I’m constantly coming up with ideas. Much moreso than I suspect is normal. (At any given time I have about half a dozen ideas for new businesses floating around in my head.)

A lot of the times after a few minutes in my mind I’ll reject an idea for one reason or another. Other times I realize that it’s a really good idea and act on it. But today’s idea I’m not so sure about.

I think it’s very important that have a good retirement account. The money you earn is basically time times interest rate, and, while I can shop around for a good interest rate, you just can’t beat 40 years time when it comes to interest earned. ($2,500 today, with no money ever added, earning 10% annual interest, left alone for 40 years, would be a $113,000 retirement fund.)
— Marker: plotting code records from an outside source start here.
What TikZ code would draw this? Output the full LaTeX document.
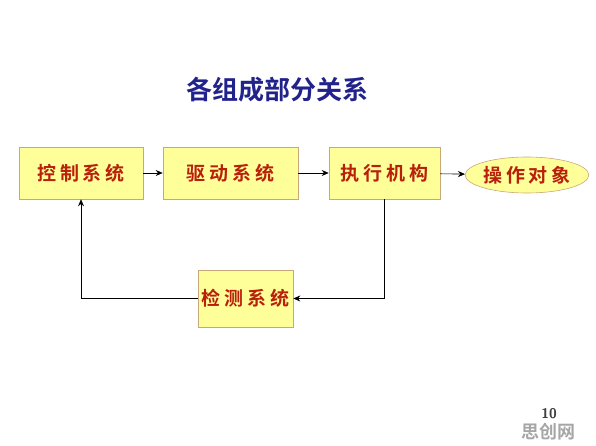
\documentclass[tikz,border=0pt]{standalone}
\usepackage{fontspec}
\usetikzlibrary{arrows.meta,shapes.geometric}
\newfontfamily\cjktitle{Noto Sans CJK SC Bold}
\newfontfamily\cjkbox[LetterSpace=20]{Noto Sans CJK SC Bold}
\definecolor{titleblue}{HTML}{22228C}
\definecolor{boxred}{HTML}{B8200C}
\definecolor{boxfill}{HTML}{FFFF99}
\definecolor{boxline}{HTML}{C8A878}

\begin{document}
\begin{tikzpicture}[x=1pt, y=-1pt, semithick,
    block/.style = {draw=boxline, fill=boxfill, minimum height=52pt, inner sep=0pt,
                    font=\cjkbox\fontsize{19}{19}\selectfont, text=boxred},
    target/.style = {block, ellipse, minimum width=110pt, minimum height=36pt},
    arr/.style = {-{Stealth[length=7pt, width=6pt]}}]
    \useasboundingbox (0,0) rectangle (596,446);
    \node[font=\cjktitle\fontsize{26}{26}\selectfont, text=titleblue] (title) at (277,90) {各组成部分关系};
    \node[block, minimum width=124pt] (ctrl) at (81,173) {控制系统};
    \node[block, minimum width=135pt] (drive) at (230.5,173) {驱动系统};
    \node[block, minimum width=111pt] (act) at (384.5,173) {执行机构};
    \node[target] (obj) at (527,175) {操作对象};
    \node[block, minimum width=95pt, minimum height=57pt] (sense) at (245.5,298.5) {检测系统};
    \draw[arr] (ctrl) -- (drive);
    \draw[arr] (drive) -- (act);
    \draw[arr] (act) -- (obj);
    \draw[arr] (act.south) |- (sense.east);
    \draw[arr] (sense.west) -| (ctrl.south);
    % page number and watermark
    \node[text=black!75, font=\sffamily\bfseries\fontsize{14}{14}\selectfont] (page) at (549,414) {10};
    \node[text=black!35, font=\cjktitle\fontsize{18}{18}\selectfont] (mark) at (548,432) {思创网};
\end{tikzpicture}
\end{document}
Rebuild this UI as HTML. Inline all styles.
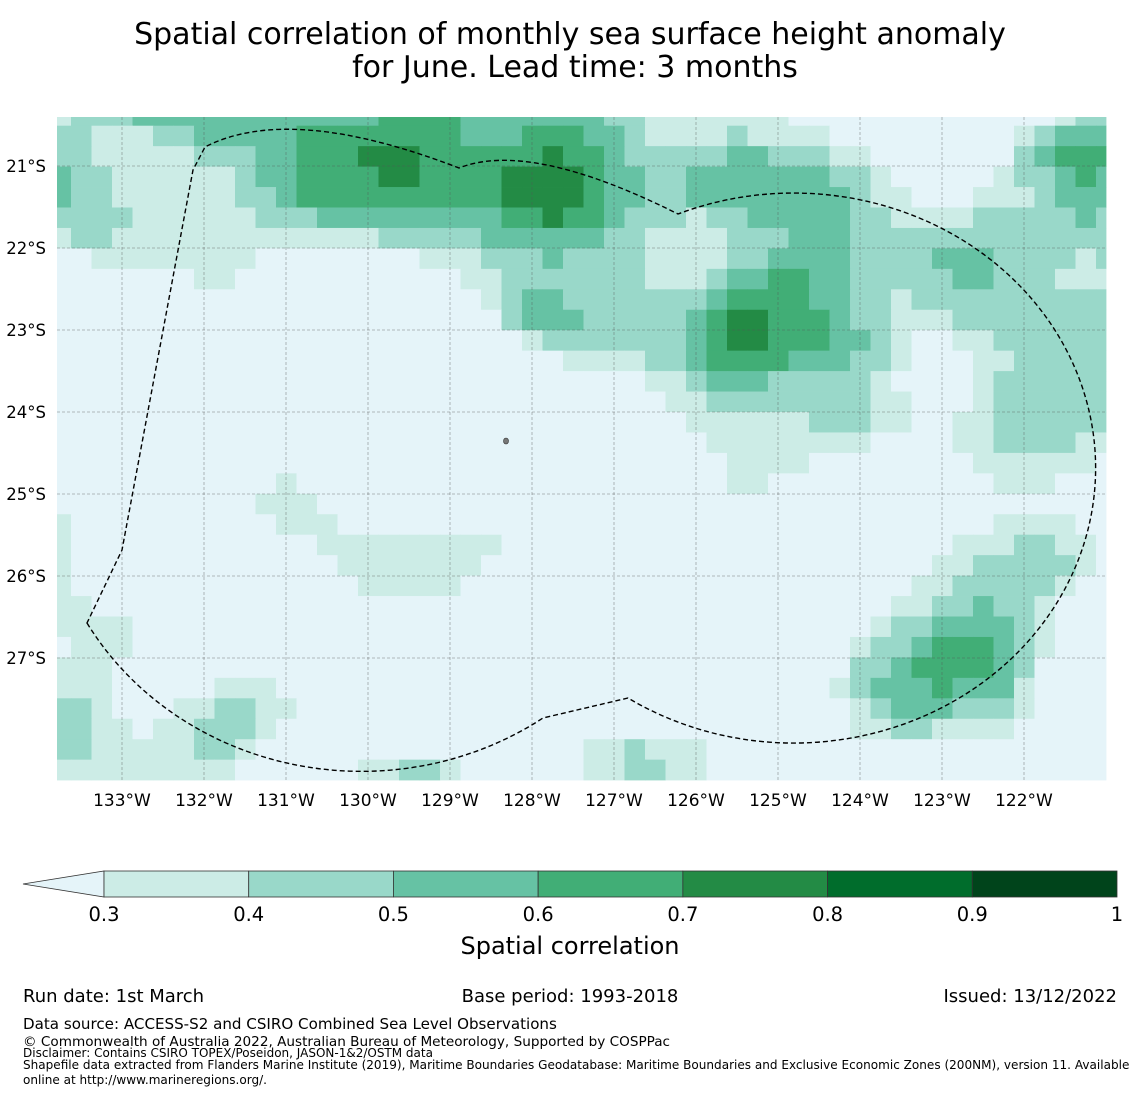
<!DOCTYPE html>
<html><head><meta charset="utf-8"><style>
body{margin:0;background:#fff;font-family:"Liberation Sans","DejaVu Sans",sans-serif;}
svg text{font-family:"DejaVu Sans","Liberation Sans",sans-serif;}
</style></head><body>
<svg id="chart" width="1140" height="1095" viewBox="0 0 1140 1095" xmlns="http://www.w3.org/2000/svg">
<text x="570" y="44" font-size="30" text-anchor="middle">Spatial correlation of monthly sea surface height anomaly</text>
<text x="575" y="77" font-size="30" text-anchor="middle">for June. Lead time: 3 months</text>
<g id="cells"></g>
<g id="grid"></g>
<path id="eez" fill="none" stroke="#000" stroke-width="1.4" stroke-dasharray="5,3" d="M87,623 A316 294 0 0 0 543,718 L628,698 A302 275 0 1 0 678,214 Q530,140 459,168 Q290,103 205,147 L193,170 L122,550 Z"></path>
<ellipse cx="506" cy="441" rx="2.5" ry="3" fill="#777" stroke="#333" stroke-width="0.6"/>
<g id="axes"></g>
<g id="cbar"></g>
<text x="570" y="954" font-size="24" text-anchor="middle">Spatial correlation</text>
<text x="23" y="1002" font-size="18">Run date: 1st March</text>
<text x="570" y="1002" font-size="18" text-anchor="middle">Base period: 1993-2018</text>
<text x="1117" y="1002" font-size="18" text-anchor="end">Issued: 13/12/2022</text>
<text x="23" y="1029" font-size="15.1">Data source: ACCESS-S2 and CSIRO Combined Sea Level Observations</text>
<text x="23" y="1046" font-size="13.6">© Commonwealth of Australia 2022, Australian Bureau of Meteorology, Supported by COSPPac</text>
<text x="23" y="1057" font-size="12">Disclaimer: Contains CSIRO TOPEX/Poseidon, JASON-1&amp;2/OSTM data</text>
<text x="23" y="1069" font-size="12.05">Shapefile data extracted from Flanders Marine Institute (2019), Maritime Boundaries Geodatabase: Maritime Boundaries and Exclusive Economic Zones (200NM), version 11. Available</text>
<text x="23" y="1084" font-size="12.05">online at http://www.marineregions.org/.</text>
</svg>
<script>
// category index per cell: 0 (<0.3), 1 (0.3-0.4), 2 (0.4-0.5), 3 (0.5-0.6), 4 (0.6-0.7), 5 (0.7-0.8)
const rows = [
"1222333333333333444433333332211111110000000000000122",
"2211122333334444444433344433211112111100000000012333",
"2211111222334445554444445443222223322211000000023444",
"3221111112334444554444555543322333333322100000122343",
"3221111112234444444444555543322333333332110001112333",
"2222111111222333333333445443222122333332211112222232",
"1221111111111111222223333332211112223332222222222222",
"0011111111000000001112223222211112233332222333222212",
"0000000110000000000011222222211123344332222233222111",
"0000000000000000000001233222222234444332212222222222",
"0000000000000000000000233322222345544432211122222222",
"0000000000000000000000012222222345544433210011222222",
"0000000000000000000000000111122344443332210001122222",
"0000000000000000000000000000011233322222100001222222",
"0000000000000000000000000000001122222222110001222222",
"0000000000000000000000000000000111111222110011222222",
"0000000000000000000000000000000011111111000011222211",
"0000000000000000000000000000000001111000000001111110",
"0000000000010000000000000000000001100000000000111000",
"0000000000111000000000000000000000000000000000000000",
"1000000000011100000000000000000000000000000000111100",
"1000000000000111111111000000000000000000000011122110",
"1000000000000011111110000000000000000000000112222210",
"1000000000000001111100000000000000000000001122222100",
"1100000000000000000000000000000000000000011223221000",
"1111000000000000000000000000000000000000122333321000",
"0111000000000000000000000000000000000001223444321000",
"1110000000000000000000000000000000000002234444320000",
"1110000011100000000000000000000000000012333433310000",
"2210001122110000000000000000000000000001233322210000",
"2211011222100000000000000000000000000001122111100000",
"2211111221000000000000000011211100000000000000000000",
"1111111110000001122100000011221100000000000000000000"
];
const levelColors = ["#e5f4f9","#ccece6","#99d8c9","#66c2a4","#41ae76","#238b45","#006d2c","#00441b"];
const lonTicks = ["133°W","132°W","131°W","130°W","129°W","128°W","127°W","126°W","125°W","124°W","123°W","122°W"];
const latTicks = ["21°S","22°S","23°S","24°S","25°S","26°S","27°S"];
const cbarBounds = ["0.3","0.4","0.5","0.6","0.7","0.8","0.9","1"];

const NS="http://www.w3.org/2000/svg";
function mk(t,a){const e=document.createElementNS(NS,t);for(const k in a)e.setAttribute(k,a[k]);return e;}
const mapL=57,mapR=1106,mapT=117,mapB=780;
function colX(c){return c===0?mapL:71+20.5*(c-1);}
function colX2(c){return c===51?mapR:71+20.5*c;}
function rowY(r){return r===0?mapT:125.7+20.45*(r-1);}
function rowY2(r){return 125.7+20.45*r;}
function lonX(i){return 122+82*i;}
function latY(i){return 166+82*i;}

const cg=document.getElementById('cells');
rows.forEach((s,r)=>{
  for(let c=0;c<s.length;c++){
    const v=+s[c];
    const x=colX(c),y=rowY(r);
    const rc=mk('rect',{x:x,y:y,width:colX2(c)-x+0.4,height:Math.min(rowY2(r),mapB)-y+0.4,fill:levelColors[v]});
    
    
    cg.appendChild(rc);
  }
});
const gg=document.getElementById('grid');
lonTicks.forEach((t,i)=>{
  const l=mk('line',{x1:lonX(i),x2:lonX(i),y1:mapT,y2:mapB,stroke:"#555",'stroke-opacity':0.5,'stroke-width':0.8,'stroke-dasharray':"3,2"});
  
  
  gg.appendChild(l);
});
latTicks.forEach((t,i)=>{
  const l=mk('line',{x1:mapL,x2:mapR,y1:latY(i),y2:latY(i),stroke:"#555",'stroke-opacity':0.5,'stroke-width':0.8,'stroke-dasharray':"3,2"});
  
  
  gg.appendChild(l);
});
const ag=document.getElementById('axes');
lonTicks.forEach((t,i)=>{
  const e=mk('text',{x:lonX(i),y:806,'font-size':17,'text-anchor':'middle'});e.textContent=t;
  
  
  ag.appendChild(e);
});
latTicks.forEach((t,i)=>{
  const e=mk('text',{x:46,y:latY(i)+6,'font-size':16.5,'text-anchor':'end'});e.textContent=t;
  
  
  ag.appendChild(e);
});
const cb=document.getElementById('cbar');
const cbL=104,cbR=1117,cbT=871,cbB=897,seg=(cbR-cbL)/7;
const tri=mk('polygon',{points:`23,884 ${cbL},${cbT} ${cbL},${cbB}`,fill:levelColors[0],stroke:"#333",'stroke-width':0.8});


cb.appendChild(tri);
for(let k=0;k<7;k++){
  const r=mk('rect',{x:cbL+seg*k,y:cbT,width:seg,height:cbB-cbT,fill:levelColors[k+1],stroke:"#333",'stroke-width':0.8});
  
  
  cb.appendChild(r);
}
cbarBounds.forEach((t,k)=>{
  const e=mk('text',{x:cbL+seg*k,y:921,'font-size':19.5,'text-anchor':'middle'});e.textContent=t;
  
  
  cb.appendChild(e);
});
</script>
</body></html>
I also noticed that I had a pretty ‘good’ schedule that I constructed back when I was on my ‘late’ sleep cycle: go to bed late and wake up late. I’m currently not on that sleep cycle, which means I’ll have lots of free time during the days. Mostly joking, I proposed that I should get a job to fill the time during the days.

And then these two random thoughts collided. The obvious result: why not get a ‘light’ part-time job during the days and earmark 100% of the earnings for contribution to an IRA?

Realistically, I doubt I’ll carry through. But I wanted to share the idea, because I really like it.

Combo

Since we’re living somewhere else now, I think I can finally say what I’ve wanted to say for a long time:

The combination to our apartment last year was 12345.

We didn’t pick it. And it wasn’t quite 12345, you had to press two of the numbers at the same time. It was awfully unimaginative on the part of whoever set the combination, though.

My roommates looked at me like I was an idiot when I complained on the first day that there was no way I’d remember the combination. That was before I realized that it was 12345.

Suffice it to say, our combination next year is not 12345.